Why? A healthy and rejuvenated Vincent Lecavalier, a blossoming Steve Stamkos, and an underrated Alex Tanguay all have something to prove this season. Tampa Bay also will get a lot stronger on the back end. The signing of Mattias Ohlund will allow the offensive defensemen to focus on the power play, and don’t underrate the arrival of Viktor Hedman, who is NHL ready. Mike Smith has apparently beaten all of the post-concussion syndrome issues he faced last season, and is ready to prove he can be an every day goalie.
Why not? Smith is still relatively unproven as a starting goalie. There still are question marks at both forward and defense with lots of new faces and guys coming back from various injuries.
Fantasy X-Factor – There are lots of potential choices here. Does Stamkos approach 40 goals?
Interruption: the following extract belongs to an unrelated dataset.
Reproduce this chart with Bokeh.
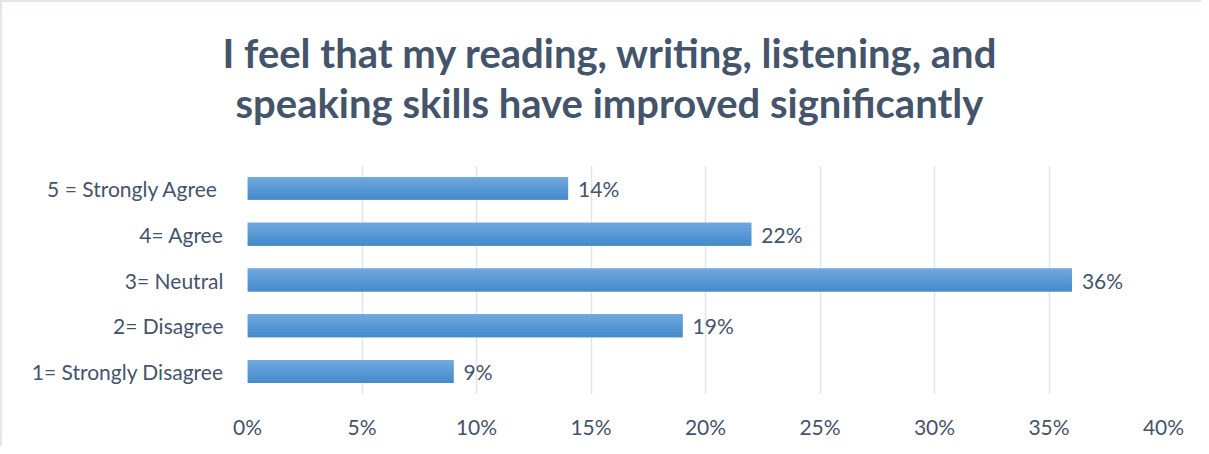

Does Lecavalier return to 100 points? Does Hedman challenge for the Calder? Like I mentioned with Ottawa, the Lightning NEED their puck moving defensemen to break the puck out effectively. An effective first pass is far and away the most important (and overlooked) aspect of hockey. Andrej Meszaros and Paul Ranger both need to return to the 30-40 point mark, and Kurtis Foster needs to pound in 10 or more goals on the power play. Tampa Bay has elite talent up front, but they need those forwards to get the puck. Having skill up front and defensemen who chip the puck off the glass or lack the skill to fire a crisp pass is like filling a Ferrari up with the cheap stuff.